Maurice Renard (28 February 1875, Châlons-en-Champagne – 18 November 1939, Rochefort-Sur-Mer) was a French writer.

Renard authored the archetypal mad scientist novel Le Docteur Lerne - Sous-Dieu [Dr. Lerne - Undergod] (1908), which he dedicated to H. G. Wells. In it, a Doctor Moreau-like mad scientist performs organ transplants not only between men and animals, but also between plants and even machines.

Renard’s 1910 novel, Le Péril Bleu ("The Blue Peril") postulates the existence of unimaginable, invisible creatures who lived in the upper strata of the atmosphere and fish for men the way men captured fish. These aliens, dubbed “Sarvants” by the human scientists who discover them, feel threatened by our incursions into space the way men would be threatened by an invasion of crabs, and retaliate by capturing men, keeping them in a space zoo and studying them. Eventually, when the Sarvants come to the realization that men are intelligent, they release their captives. Le Péril Bleu predates Charles Fort’s Book of the Damned (1919) and retains a humanistic and tolerant rather than fearful and xenophobic philosophy.

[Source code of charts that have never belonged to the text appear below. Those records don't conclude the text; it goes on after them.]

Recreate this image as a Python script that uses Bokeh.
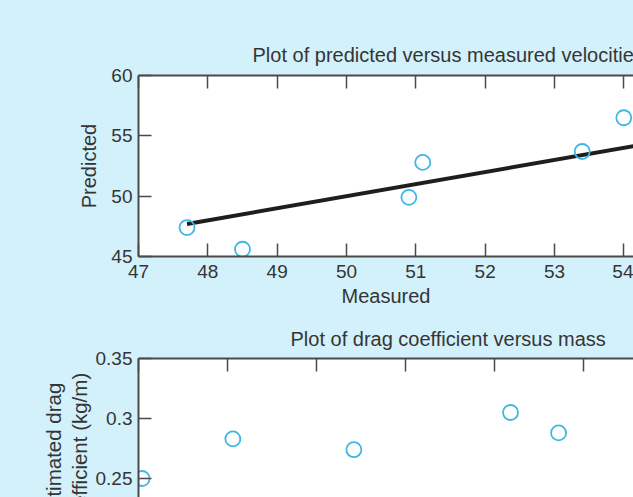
from bokeh.plotting import figure
from bokeh.models import (Range1d, LinearAxis, FixedTicker, Title, CustomJSTickFormatter)
from bokeh.layouts import column
from bokeh.embed import file_html
from bokeh.resources import INLINE

# ---- data ----
measured = [47.7, 48.5, 50.9, 51.1, 53.4, 54.0]
predicted = [47.4, 45.6, 49.9, 52.8, 53.7, 56.5]
fit_x = [47.7, 55.7]
fit_y = [47.7, 55.7]

mass = [60.2, 65.3, 72.1, 80.9, 83.6]
drag = [0.250, 0.283, 0.274, 0.305, 0.288]

top_xticks = [47, 48, 49, 50, 51, 52, 53, 54]
top_yticks = [45, 50, 55, 60]
bot_xticks = [60, 65, 70, 75, 80, 85]
bot_yticks = [0.2, 0.25, 0.3, 0.35]

title1 = "Plot of predicted versus measured velocities"
title2 = "Plot of drag coefficient versus mass"
ylabel2_a = "Estimated drag"
ylabel2_b = "coefficient (kg/m)"

BG = "#d3f1fb"
AX = "#4a4a4a"
TXT = "#353535"
CYAN = "#3db8e6"
FONT = "Liberation Sans"


def style_axis(ax, ticks, labels=True):
    ax.ticker = FixedTicker(ticks=ticks)
    ax.axis_line_color = AX
    ax.axis_line_width = 2
    ax.major_tick_line_color = AX
    ax.major_tick_line_width = 1.5
    ax.major_tick_in = 13
    ax.major_tick_out = 0
    ax.minor_tick_line_color = None
    ax.major_label_text_font = FONT
    ax.major_label_text_color = TXT
    ax.major_label_text_font_size = "19px"
    ax.major_label_standoff = 6
    if not labels:
        ax.formatter = CustomJSTickFormatter(code="return ''")
        ax.major_label_standoff = 0
    ax.axis_label_text_font = FONT
    ax.axis_label_text_font_size = "20px"
    ax.axis_label_text_font_style = "normal"
    ax.axis_label_text_color = TXT


def make_title(text, offset, standoff, size="20px", valign="bottom"):
    t = Title(text=text, align="left", offset=offset, standoff=standoff,
              vertical_align=valign)
    t.text_font = FONT
    t.text_font_size = size
    t.text_font_style = "normal"
    t.text_color = TXT
    return t


# ---- top figure ----
p1 = figure(width=633, height=320, output_backend="svg", toolbar_location=None,
            x_range=Range1d(47, 47 + 495 / 69.33), y_range=Range1d(45, 60),
            x_axis_location=None, y_axis_location=None,
            min_border_left=138, min_border_top=75, min_border_bottom=64, min_border_right=0)
p1.background_fill_color = "white"
p1.border_fill_color = BG
p1.outline_line_color = None
p1.grid.visible = False

la = LinearAxis(axis_label="Predicted", axis_label_standoff=8)
style_axis(la, top_yticks)
p1.add_layout(la, "left")
ba = LinearAxis(axis_label="Measured", axis_label_standoff=4)
style_axis(ba, top_xticks)
ba.major_label_standoff = 8
p1.add_layout(ba, "below")
ta = LinearAxis()
style_axis(ta, top_xticks, labels=False)
p1.add_layout(ta, "above")
p1.add_layout(make_title(title1, 252 - 138, 19), "above")

p1.line(fit_x, fit_y, line_color="#1e1e1e", line_width=4)
p1.scatter(measured, predicted, marker="circle", size=15, fill_color=None,
           line_color=CYAN, line_width=1.8)

# ---- bottom figure ----
p2 = figure(width=633, height=177, output_backend="svg", toolbar_location=None,
            x_range=Range1d(60, 60 + 495 / 17.8), y_range=Range1d(0.35 - 139 / 1200, 0.35),
            x_axis_location=None, y_axis_location=None,
            min_border_left=138, min_border_top=38, min_border_bottom=0, min_border_right=0)
p2.background_fill_color = "white"
p2.border_fill_color = BG
p2.outline_line_color = None
p2.grid.visible = False

la2 = LinearAxis()
style_axis(la2, bot_yticks)
la2.major_label_overrides = {0.2: "0.2", 0.25: "0.25", 0.3: "0.3", 0.35: "0.35"}
p2.add_layout(la2, "left")
ta2 = LinearAxis()
style_axis(ta2, bot_xticks, labels=False)
p2.add_layout(ta2, "above")
p2.add_layout(make_title(title2, 290 - 138, 14, valign="top"), "above")
p2.add_layout(make_title(ylabel2_b, -31, 3, "20.5px"), "left")
p2.add_layout(make_title(ylabel2_a, -23, 0, "20.5px"), "left")

p2.scatter(mass, drag, marker="circle", size=15, fill_color=None,
           line_color=CYAN, line_width=1.8)

layout = column(p1, p2, spacing=0, background=BG)
open("out.html", "w").write(file_html(layout, INLINE))
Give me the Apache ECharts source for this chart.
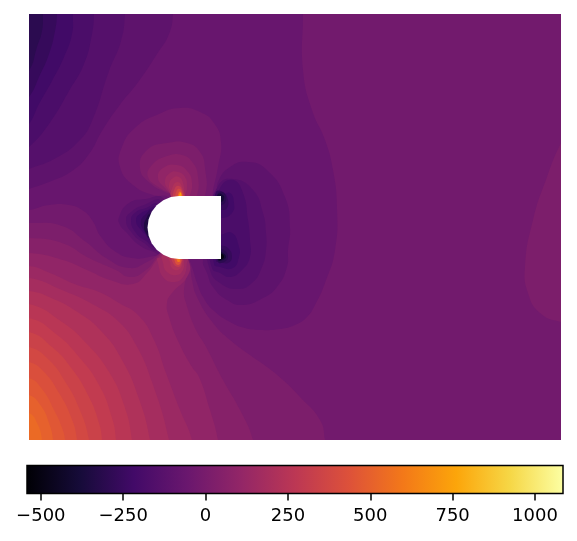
<!DOCTYPE html>
<html>
<head>
<meta charset="utf-8">
<style>
	html,body{margin:0;padding:0;background:#fff;}
	#chart{width:577px;height:541px;}
</style>
<script src="https://cdn.jsdelivr.net/npm/echarts@6/dist/echarts.min.js"></script>
</head>
<body>
<div id="chart"></div>
<script>
// inferno colormap stops
var inferno = ['#000004','#160b39','#420a68','#6a176e','#932667','#bc3754','#dd513a','#f37819','#fca50a','#f6d746','#fcffa4'];
var colorMin = -542, colorMax = 1085;
var tickValues = [-500,-250,0,250,500,750,1000];

// pressure of each filled band
var levelStep = 40, levelZero = -21;

// filled contour bands: [band number, outline (x, y)], painted in order
var farField = [0, [[-200,-200],[800,-200],[800,800],[-200,800]]];

var topLeftBands = [
	[-1, [[303,-20],[303,14],[303,70],[312,110],[325,140],[333,170],[337,207],[335,250],[325,283],[315,305],[307,317],[295,325],[280,329],[260,330],[245,328],[230,322],[213,310],[203,297],[197,283],[192,267],[188,257],[175,230],[161,252],[149,257],[132,258],[116,252],[101,237],[92,220],[82,210],[69,205],[49,205],[29,210],[-10,214],[-20,-20]]],
	[-2, [[174,-20],[173,14],[169,34],[157,54],[139,81],[119,106],[102,131],[89,154],[72,171],[49,182],[29,189],[0,200],[-20,-20]]],
	[-3, [[126,-20],[125,14],[121,41],[109,71],[92,121],[79,141],[56,158],[29,169],[0,180],[-20,-20]]],
	[-4, [[95,-20],[94,14],[92,34],[84,64],[69,91],[49,124],[29,147],[0,170],[-20,-20]]],
	[-5, [[74,-20],[73,14],[72,34],[64,57],[52,81],[39,104],[29,124],[0,160],[-20,-20]]],
	[-6, [[58,-20],[57,14],[55,31],[49,54],[39,77],[29,97],[0,130],[-20,-20]]],
	[-7, [[44,-20],[43,14],[42,31],[37,47],[29,71],[0,110],[-20,-20]]]
];

var wakeBands = [
	[-2, [[217,195],[218,182],[230,167],[248,162],[267,170],[285,197],[290,228],[288,250],[287,267],[277,287],[263,298],[243,305],[227,300],[213,287],[207,273],[203,260]]],
	[-3, [[218,186],[233,179],[253,190],[263,213],[266,233],[266,250],[262,267],[252,283],[237,289],[220,283],[210,270],[205,230]]],
	[-4, [[220,188],[233,180],[243,193],[248,220],[250,240],[250,257],[242,270],[230,277],[220,273],[212,268],[208,230]]],
	[-5, [[215,195],[222,195],[230,193],[234,203],[232,213],[222,218],[215,215]]],
	[-5, [[215,235],[220,235],[232,233],[239,247],[239,257],[233,268],[220,267],[214,264]]],
	[-6, [[216,192],[223,192],[228,200],[227,208],[222,210],[216,208]]],
	[-6, [[216,243],[220,245],[228,248],[232,257],[228,263],[220,262],[216,261]]],
	[-7, [[218,193],[224,193],[226,200],[222,205],[218,203]]],
	[-7, [[218,250],[224,250],[228,257],[224,262],[218,262]]],
	[-9, [[218,194],[223,195],[224,199],[221,202],[218,201]]],
	[-9, [[218,252],[223,253],[226,257],[223,260],[218,260]]],
	[-12, [[218,254],[222,254],[224,257],[222,259],[218,259]]]
];

var noseBands = [
	[-2, [[163,198],[146,199],[129,203],[119,217],[120,225],[126,232],[139,245],[154,252],[162,254],[175,228]]],
	[-3, [[162,201],[144,205],[131,212],[126,220],[132,233],[144,243],[158,250],[175,228]]],
	[-4, [[158,204],[146,208],[136,212],[131,220],[136,233],[146,241],[156,247],[175,228]]],
	[-5, [[155,207],[148,210],[141,213],[136,220],[141,230],[150,238],[156,244],[175,228]]],
	[-6, [[152,210],[146,214],[141,221],[144,231],[152,239],[175,228]]],
	[-8, [[151,214],[146,219],[144,226],[146,233],[151,238],[175,228]]]
];

var topLobeBands = [
	[0, [[120,167],[122,147],[136,127],[159,114],[180,108],[200,112],[214,123],[221,142],[218,167],[213,190],[210,205],[170,205],[168,197],[153,195],[133,185]]],
	[1, [[140,168],[147,150],[167,143],[187,143],[200,152],[205,168],[205,195],[195,205],[175,205],[173,196],[167,193],[150,183]]],
	[2, [[148,177],[152,165],[167,156],[182,155],[193,163],[198,177],[197,195],[190,205],[178,205],[172,195],[160,188]]],
	[3, [[158,178],[163,168],[177,165],[188,172],[192,183],[190,195],[185,205],[178,205],[173,196],[165,188]]],
	[4, [[165,182],[170,173],[178,172],[185,177],[187,187],[185,195],[180,205],[176,205],[169,191]]],
	[5, [[169,185],[173,178],[179,177],[183,183],[184,195],[180,205],[176,205],[172,194]]],
	[6, [[172,198],[173,186],[178,182],[182,187],[184,198]]],
	[8, [[174,198],[175,188],[179,186],[182,190],[183,198]]],
	[10, [[176,198],[177,190],[180,189],[182,192],[183,198]]],
	[14, [[178,198],[179,192],[181,192],[182,198]]],
	[19, [[179,198],[180,193],[181,193],[181,198]]]
];

var lowerLeftBands = [
	[1, [[-20,223],[29,223],[62,226],[86,242],[106,258],[129,268],[147,262],[160,253],[175,240],[189,262],[192,280],[197,297],[213,323],[230,340],[247,353],[267,367],[283,380],[300,397],[320,420],[325,440],[330,470],[-20,470]]],
	[2, [[-20,238],[29,238],[62,243],[89,258],[116,270],[130,277],[146,270],[159,255],[175,240],[188,262],[184,290],[186,303],[196,330],[205,345],[223,380],[240,410],[253,440],[258,470],[-20,470]]],
	[3, [[-20,253],[29,253],[63,260],[87,270],[110,280],[133,284],[147,273],[158,258],[175,240],[189,262],[187,277],[172,293],[167,303],[169,317],[179,343],[192,367],[199,377],[210,410],[218,440],[222,470],[-20,470]]],
	[4, [[-20,264],[29,266],[50,273],[77,285],[99,292],[119,303],[139,316],[154,340],[166,373],[180,410],[192,440],[196,470],[-20,470]]],
	[5, [[-20,276],[29,278],[62,290],[96,306],[119,322],[136,345],[152,382],[169,440],[172,470],[-20,470]]],
	[6, [[-20,288],[29,291],[49,297],[79,313],[102,332],[122,360],[139,399],[150,440],[153,470],[-20,470]]],
	[7, [[-20,300],[29,304],[62,322],[86,343],[109,372],[124,405],[132,440],[134,470],[-20,470]]],
	[8, [[-20,314],[29,318],[56,334],[79,357],[99,385],[112,418],[116,440],[118,470],[-20,470]]],
	[9, [[-20,326],[29,332],[52,347],[72,369],[89,397],[99,423],[102,440],[104,470],[-20,470]]],
	[10, [[-20,340],[29,347],[49,360],[66,383],[79,408],[89,440],[91,470],[-20,470]]],
	[11, [[-20,352],[29,362],[44,372],[59,393],[71,417],[77,440],[79,470],[-20,470]]],
	[12, [[-20,366],[29,378],[42,389],[54,410],[62,428],[65,440],[67,470],[-20,470]]],
	[13, [[-20,382],[29,395],[41,406],[49,423],[53,440],[55,470],[-20,470]]],
	[14, [[-20,395],[29,413],[37,423],[42,440],[44,470],[-20,470]]]
];

var lowerLobeBands = [
	[4, [[158,258],[158,263],[163,277],[173,282],[183,277],[187,263],[187,255]]],
	[5, [[163,255],[163,263],[167,272],[177,275],[183,270],[184,262],[184,255]]],
	[6, [[168,255],[170,262],[172,268],[178,270],[182,265],[182,255]]],
	[8, [[172,255],[173,263],[178,267],[181,264],[182,255]]],
	[11, [[175,255],[175,262],[178,265],[181,262],[181,255]]],
	[15, [[177,255],[177,261],[179,262],[180,261],[180,255]]]
];

var rightEdgeBand = [1, [[580,110],[561,143],[547,177],[533,220],[525,267],[528,293],[540,313],[561,322],[580,324]]];

// body outline, round nose on the left and a flat base on the right
var bodyOutline = [[221,196],[179,196],[170.9,197.1],[163.3,200.2],[156.7,205.2],[151.7,211.8],[148.6,219.4],[147.5,227.5],[148.6,235.7],[151.7,243.3],[156.7,249.8],[163.3,254.8],[170.9,257.9],[179,259],[221,259]];

var bands = [farField].concat(topLeftBands, wakeBands, [rightEdgeBand], noseBands, topLobeBands, lowerLeftBands, lowerLobeBands);
var bandData = bands.map(function(b){ return [levelZero + b[0]*levelStep]; });

var chart = echarts.init(document.getElementById('chart'), null, {renderer:'canvas'});

var option = {
	animation:false,
	backgroundColor:'#fff',
	grid:[
		{left:29, top:14, width:532, height:426},
		{left:27, top:465.5, width:536, height:28}
	],
	xAxis:[
		{type:'value', gridIndex:0, min:29, max:561, show:false},
		{type:'value', gridIndex:1, min:colorMin, max:colorMax, position:'bottom',
			splitLine:{show:false},
			axisLine:{show:false},
			axisTick:{show:true, length:7, lineStyle:{color:'#000', width:1.5}, customValues:tickValues},
			axisLabel:{show:true, customValues:tickValues, color:'#000', fontFamily:'DejaVu Sans', fontSize:18, margin:14, hideOverlap:false,
				formatter:function(v){ return String(v).replace('-','\u2212'); }}
		}
	],
	yAxis:[
		{type:'value', gridIndex:0, min:14, max:440, inverse:true, show:false},
		{type:'value', gridIndex:1, min:0, max:1, show:false}
	],
	visualMap:{show:false, seriesIndex:0, dimension:0, min:colorMin, max:colorMax, inRange:{color:inferno}},
	series:[
		{
			type:'custom',
			xAxisIndex:0, yAxisIndex:0,
			clip:true,
			silent:true,
			data:bandData,
			renderItem:function(params, api){
				var pts = bands[params.dataIndex][1].map(function(p){ return api.coord(p); });
				return {type:'polygon', shape:{points:pts, smooth:0.5, smoothConstraint:false}, style:{fill:api.visual('color')}};
			}
		},
		{
			type:'custom',
			xAxisIndex:0, yAxisIndex:0,
			clip:true,
			silent:true,
			z:5,
			data:[0],
			renderItem:function(params, api){
				return {type:'polygon', shape:{points:bodyOutline.map(function(p){ return api.coord(p); })}, style:{fill:'#fff'}};
			}
		},
		{
			type:'custom',
			xAxisIndex:1, yAxisIndex:1,
			silent:true,
			data:[0],
			renderItem:function(params, api){
				var a = api.coord([colorMin,1]), b = api.coord([colorMax,0]);
				return {
					type:'rect',
					shape:{x:a[0], y:a[1], width:b[0]-a[0], height:b[1]-a[1]},
					style:{
						fill:new echarts.graphic.LinearGradient(0,0,1,0, inferno.map(function(c,i){
							return {offset:i/(inferno.length-1), color:c};
						})),
						stroke:'#000',
						lineWidth:1.5
					}
				};
			}
		}
	]
};
chart.setOption(option);
</script>
</body>
</html>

In 1920, Renard wrote the classic Les Mains d'Orlac ("The Hands of Orlac"), in which a virtuoso pianist receives the transplanted hands of a murderer and turns into a killer himself. The book was thrice adapted to film as Orlacs Hände (1924) with Conrad Veidt, Mad Love (1935) with Colin Clive and Peter Lorre, and The Hands of Orlac with Mel Ferrer and Christopher Lee.